INSTRUCTIONS TO FOLLOW: Only the span from the line containing "Output the Python" down to the line containing "xp = [d(s) for s in dates_piezo]" is to be printed, exactly and inclusively, with pictures omitted.

##### DATASET CONTENT

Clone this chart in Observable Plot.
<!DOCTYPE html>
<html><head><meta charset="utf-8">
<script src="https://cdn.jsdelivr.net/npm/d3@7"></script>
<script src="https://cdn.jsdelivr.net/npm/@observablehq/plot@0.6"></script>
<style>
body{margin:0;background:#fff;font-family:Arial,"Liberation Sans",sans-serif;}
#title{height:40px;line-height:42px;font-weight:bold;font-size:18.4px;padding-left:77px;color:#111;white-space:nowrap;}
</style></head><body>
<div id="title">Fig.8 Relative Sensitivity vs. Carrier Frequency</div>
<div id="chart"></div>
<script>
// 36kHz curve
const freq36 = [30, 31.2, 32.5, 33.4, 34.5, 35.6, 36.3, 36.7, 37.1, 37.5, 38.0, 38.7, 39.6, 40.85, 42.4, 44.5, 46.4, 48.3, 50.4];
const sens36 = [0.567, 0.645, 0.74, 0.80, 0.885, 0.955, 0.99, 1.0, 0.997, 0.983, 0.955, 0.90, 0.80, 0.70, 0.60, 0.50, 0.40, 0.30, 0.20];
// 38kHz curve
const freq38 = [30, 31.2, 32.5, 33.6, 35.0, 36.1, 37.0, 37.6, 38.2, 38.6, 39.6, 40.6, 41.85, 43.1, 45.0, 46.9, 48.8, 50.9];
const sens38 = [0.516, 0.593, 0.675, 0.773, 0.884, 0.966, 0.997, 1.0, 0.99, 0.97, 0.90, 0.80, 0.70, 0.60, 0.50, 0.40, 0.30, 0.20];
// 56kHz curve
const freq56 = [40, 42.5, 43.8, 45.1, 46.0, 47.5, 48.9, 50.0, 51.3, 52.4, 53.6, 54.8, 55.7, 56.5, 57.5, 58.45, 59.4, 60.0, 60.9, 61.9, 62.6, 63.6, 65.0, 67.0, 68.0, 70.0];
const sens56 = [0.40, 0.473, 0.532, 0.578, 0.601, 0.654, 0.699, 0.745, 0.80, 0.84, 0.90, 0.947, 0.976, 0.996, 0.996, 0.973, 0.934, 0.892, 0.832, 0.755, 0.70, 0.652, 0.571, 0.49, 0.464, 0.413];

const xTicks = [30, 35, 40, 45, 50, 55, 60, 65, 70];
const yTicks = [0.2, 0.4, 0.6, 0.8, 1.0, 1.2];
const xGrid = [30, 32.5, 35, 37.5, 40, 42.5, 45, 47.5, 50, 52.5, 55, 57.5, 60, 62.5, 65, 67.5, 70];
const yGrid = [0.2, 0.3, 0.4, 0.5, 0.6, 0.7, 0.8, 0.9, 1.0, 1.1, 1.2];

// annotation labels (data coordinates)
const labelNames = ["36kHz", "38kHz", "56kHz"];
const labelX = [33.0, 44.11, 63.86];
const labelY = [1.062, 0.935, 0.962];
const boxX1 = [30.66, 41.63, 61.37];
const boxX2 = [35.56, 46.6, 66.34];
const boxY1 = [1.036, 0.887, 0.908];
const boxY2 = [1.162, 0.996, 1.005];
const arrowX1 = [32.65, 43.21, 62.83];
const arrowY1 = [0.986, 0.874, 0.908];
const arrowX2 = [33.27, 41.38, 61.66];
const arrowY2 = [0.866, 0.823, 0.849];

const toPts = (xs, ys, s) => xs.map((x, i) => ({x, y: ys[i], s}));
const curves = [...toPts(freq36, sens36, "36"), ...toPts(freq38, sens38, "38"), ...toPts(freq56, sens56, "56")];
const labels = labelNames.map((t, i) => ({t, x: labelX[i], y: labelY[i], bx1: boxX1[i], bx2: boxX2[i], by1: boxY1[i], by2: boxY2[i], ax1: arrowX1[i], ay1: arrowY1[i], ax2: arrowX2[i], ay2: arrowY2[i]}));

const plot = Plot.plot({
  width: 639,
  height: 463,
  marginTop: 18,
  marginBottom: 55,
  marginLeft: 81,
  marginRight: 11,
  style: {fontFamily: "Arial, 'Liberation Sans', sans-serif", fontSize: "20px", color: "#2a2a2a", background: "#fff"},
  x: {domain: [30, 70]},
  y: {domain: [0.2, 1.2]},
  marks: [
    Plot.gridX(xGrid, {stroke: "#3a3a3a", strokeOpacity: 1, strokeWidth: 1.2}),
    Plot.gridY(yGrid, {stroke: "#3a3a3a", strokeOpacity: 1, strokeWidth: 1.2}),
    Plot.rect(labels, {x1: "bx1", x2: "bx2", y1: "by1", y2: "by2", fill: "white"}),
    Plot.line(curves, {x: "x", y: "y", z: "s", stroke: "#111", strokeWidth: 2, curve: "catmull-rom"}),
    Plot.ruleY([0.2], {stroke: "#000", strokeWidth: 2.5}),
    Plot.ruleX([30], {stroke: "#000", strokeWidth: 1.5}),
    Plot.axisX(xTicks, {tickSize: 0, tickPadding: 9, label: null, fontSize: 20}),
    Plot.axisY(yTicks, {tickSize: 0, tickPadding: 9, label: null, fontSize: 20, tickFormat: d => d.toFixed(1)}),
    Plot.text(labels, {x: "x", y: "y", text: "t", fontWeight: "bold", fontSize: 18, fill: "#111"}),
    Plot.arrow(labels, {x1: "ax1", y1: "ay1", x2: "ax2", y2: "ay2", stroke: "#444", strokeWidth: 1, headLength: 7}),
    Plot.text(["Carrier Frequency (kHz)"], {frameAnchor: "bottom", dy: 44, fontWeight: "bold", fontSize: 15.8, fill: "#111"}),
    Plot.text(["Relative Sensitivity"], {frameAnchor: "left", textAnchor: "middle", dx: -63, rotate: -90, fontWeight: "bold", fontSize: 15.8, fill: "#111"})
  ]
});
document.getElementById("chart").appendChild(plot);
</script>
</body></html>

##########
##### DATASET CONTENT

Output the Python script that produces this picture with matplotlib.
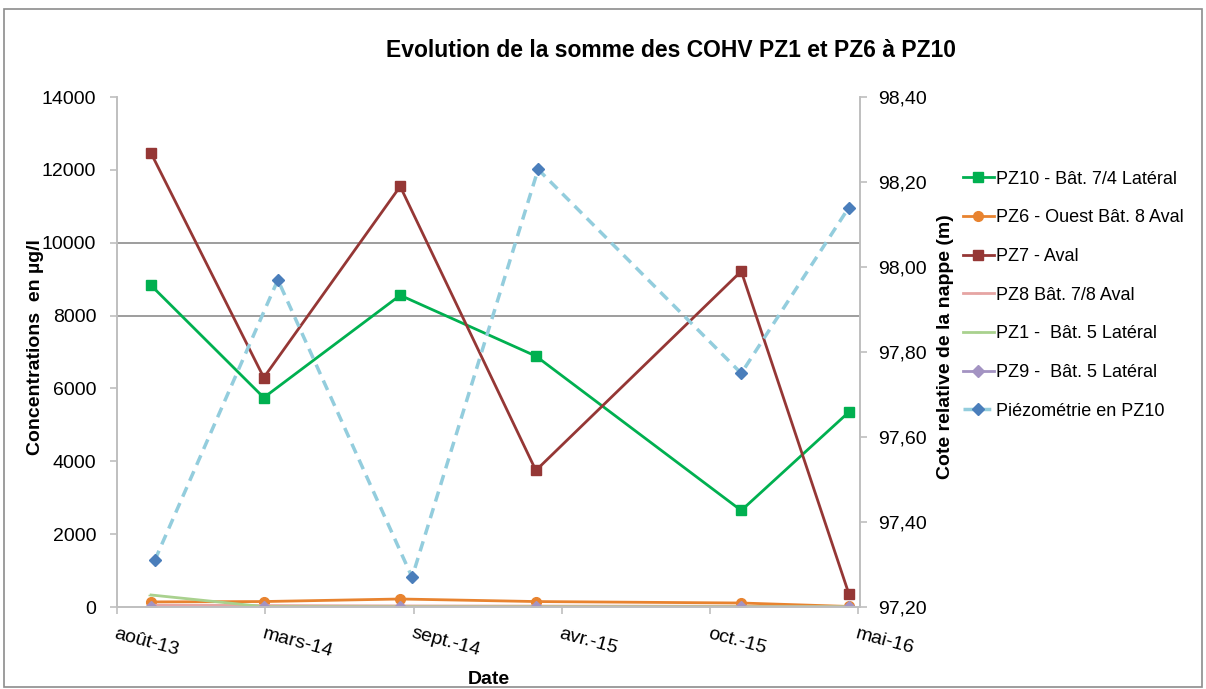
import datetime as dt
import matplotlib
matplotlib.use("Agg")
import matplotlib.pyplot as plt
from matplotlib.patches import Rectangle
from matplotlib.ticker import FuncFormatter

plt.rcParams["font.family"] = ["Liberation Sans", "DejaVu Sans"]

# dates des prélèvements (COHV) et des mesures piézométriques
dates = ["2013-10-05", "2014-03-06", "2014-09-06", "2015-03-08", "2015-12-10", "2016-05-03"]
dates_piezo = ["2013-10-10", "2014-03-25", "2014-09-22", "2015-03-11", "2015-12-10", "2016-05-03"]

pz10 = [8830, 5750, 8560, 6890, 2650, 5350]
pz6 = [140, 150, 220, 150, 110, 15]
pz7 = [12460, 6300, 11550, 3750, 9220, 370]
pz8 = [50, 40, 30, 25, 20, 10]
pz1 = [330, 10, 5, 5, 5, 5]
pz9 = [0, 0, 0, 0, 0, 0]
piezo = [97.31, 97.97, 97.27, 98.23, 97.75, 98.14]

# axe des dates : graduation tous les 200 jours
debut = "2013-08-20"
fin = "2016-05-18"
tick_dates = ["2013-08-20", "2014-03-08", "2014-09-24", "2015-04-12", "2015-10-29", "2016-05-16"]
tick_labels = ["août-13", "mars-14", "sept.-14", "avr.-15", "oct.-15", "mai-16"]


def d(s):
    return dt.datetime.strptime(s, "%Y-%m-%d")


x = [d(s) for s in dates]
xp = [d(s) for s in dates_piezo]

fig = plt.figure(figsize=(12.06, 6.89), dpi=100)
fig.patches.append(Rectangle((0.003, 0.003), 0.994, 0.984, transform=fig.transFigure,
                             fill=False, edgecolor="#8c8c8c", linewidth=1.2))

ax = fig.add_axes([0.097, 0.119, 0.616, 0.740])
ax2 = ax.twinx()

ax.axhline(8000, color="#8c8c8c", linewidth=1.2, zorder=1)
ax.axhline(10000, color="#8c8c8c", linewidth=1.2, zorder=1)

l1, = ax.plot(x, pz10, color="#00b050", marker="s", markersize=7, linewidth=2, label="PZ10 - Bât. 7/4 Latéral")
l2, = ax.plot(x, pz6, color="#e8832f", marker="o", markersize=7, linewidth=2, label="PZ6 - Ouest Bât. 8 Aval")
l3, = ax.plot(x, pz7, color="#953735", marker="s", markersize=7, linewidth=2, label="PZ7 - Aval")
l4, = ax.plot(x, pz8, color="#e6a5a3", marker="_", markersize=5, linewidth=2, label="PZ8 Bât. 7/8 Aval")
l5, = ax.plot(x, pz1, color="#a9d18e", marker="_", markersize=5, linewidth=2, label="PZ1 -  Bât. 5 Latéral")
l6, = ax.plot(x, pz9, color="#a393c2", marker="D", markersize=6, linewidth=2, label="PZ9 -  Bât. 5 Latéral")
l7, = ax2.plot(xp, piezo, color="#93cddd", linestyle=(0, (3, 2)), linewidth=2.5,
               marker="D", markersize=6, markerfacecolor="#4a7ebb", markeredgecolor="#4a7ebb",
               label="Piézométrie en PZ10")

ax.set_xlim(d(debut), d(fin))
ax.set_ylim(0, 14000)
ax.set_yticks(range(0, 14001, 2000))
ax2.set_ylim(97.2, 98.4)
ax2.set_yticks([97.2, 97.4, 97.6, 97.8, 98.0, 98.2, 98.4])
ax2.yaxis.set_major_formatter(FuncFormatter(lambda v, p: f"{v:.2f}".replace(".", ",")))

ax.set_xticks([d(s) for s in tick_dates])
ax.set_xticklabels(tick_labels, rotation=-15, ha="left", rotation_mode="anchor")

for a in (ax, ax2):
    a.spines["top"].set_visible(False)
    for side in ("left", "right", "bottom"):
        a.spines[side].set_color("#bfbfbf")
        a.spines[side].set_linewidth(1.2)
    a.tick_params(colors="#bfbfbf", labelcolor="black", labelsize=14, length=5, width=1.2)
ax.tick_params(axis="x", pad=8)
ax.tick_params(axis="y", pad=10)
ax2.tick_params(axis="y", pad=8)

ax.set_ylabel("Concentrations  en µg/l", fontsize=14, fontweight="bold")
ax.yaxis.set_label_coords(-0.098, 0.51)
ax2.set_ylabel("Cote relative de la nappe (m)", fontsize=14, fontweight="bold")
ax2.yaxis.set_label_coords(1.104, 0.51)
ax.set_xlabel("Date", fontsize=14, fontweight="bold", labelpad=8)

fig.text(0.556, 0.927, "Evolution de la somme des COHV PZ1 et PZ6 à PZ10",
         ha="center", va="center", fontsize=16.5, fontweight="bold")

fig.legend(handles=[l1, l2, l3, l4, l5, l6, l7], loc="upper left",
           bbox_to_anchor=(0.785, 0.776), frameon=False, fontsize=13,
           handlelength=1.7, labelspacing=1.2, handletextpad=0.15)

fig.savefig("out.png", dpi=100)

##########

CORRECT ANSWER:
Output the Python script that produces this picture with matplotlib.
import datetime as dt
import matplotlib
matplotlib.use("Agg")
import matplotlib.pyplot as plt
from matplotlib.patches import Rectangle
from matplotlib.ticker import FuncFormatter

plt.rcParams["font.family"] = ["Liberation Sans", "DejaVu Sans"]

# dates des prélèvements (COHV) et des mesures piézométriques
dates = ["2013-10-05", "2014-03-06", "2014-09-06", "2015-03-08", "2015-12-10", "2016-05-03"]
dates_piezo = ["2013-10-10", "2014-03-25", "2014-09-22", "2015-03-11", "2015-12-10", "2016-05-03"]

pz10 = [8830, 5750, 8560, 6890, 2650, 5350]
pz6 = [140, 150, 220, 150, 110, 15]
pz7 = [12460, 6300, 11550, 3750, 9220, 370]
pz8 = [50, 40, 30, 25, 20, 10]
pz1 = [330, 10, 5, 5, 5, 5]
pz9 = [0, 0, 0, 0, 0, 0]
piezo = [97.31, 97.97, 97.27, 98.23, 97.75, 98.14]

# axe des dates : graduation tous les 200 jours
debut = "2013-08-20"
fin = "2016-05-18"
tick_dates = ["2013-08-20", "2014-03-08", "2014-09-24", "2015-04-12", "2015-10-29", "2016-05-16"]
tick_labels = ["août-13", "mars-14", "sept.-14", "avr.-15", "oct.-15", "mai-16"]


def d(s):
    return dt.datetime.strptime(s, "%Y-%m-%d")


x = [d(s) for s in dates]
xp = [d(s) for s in dates_piezo]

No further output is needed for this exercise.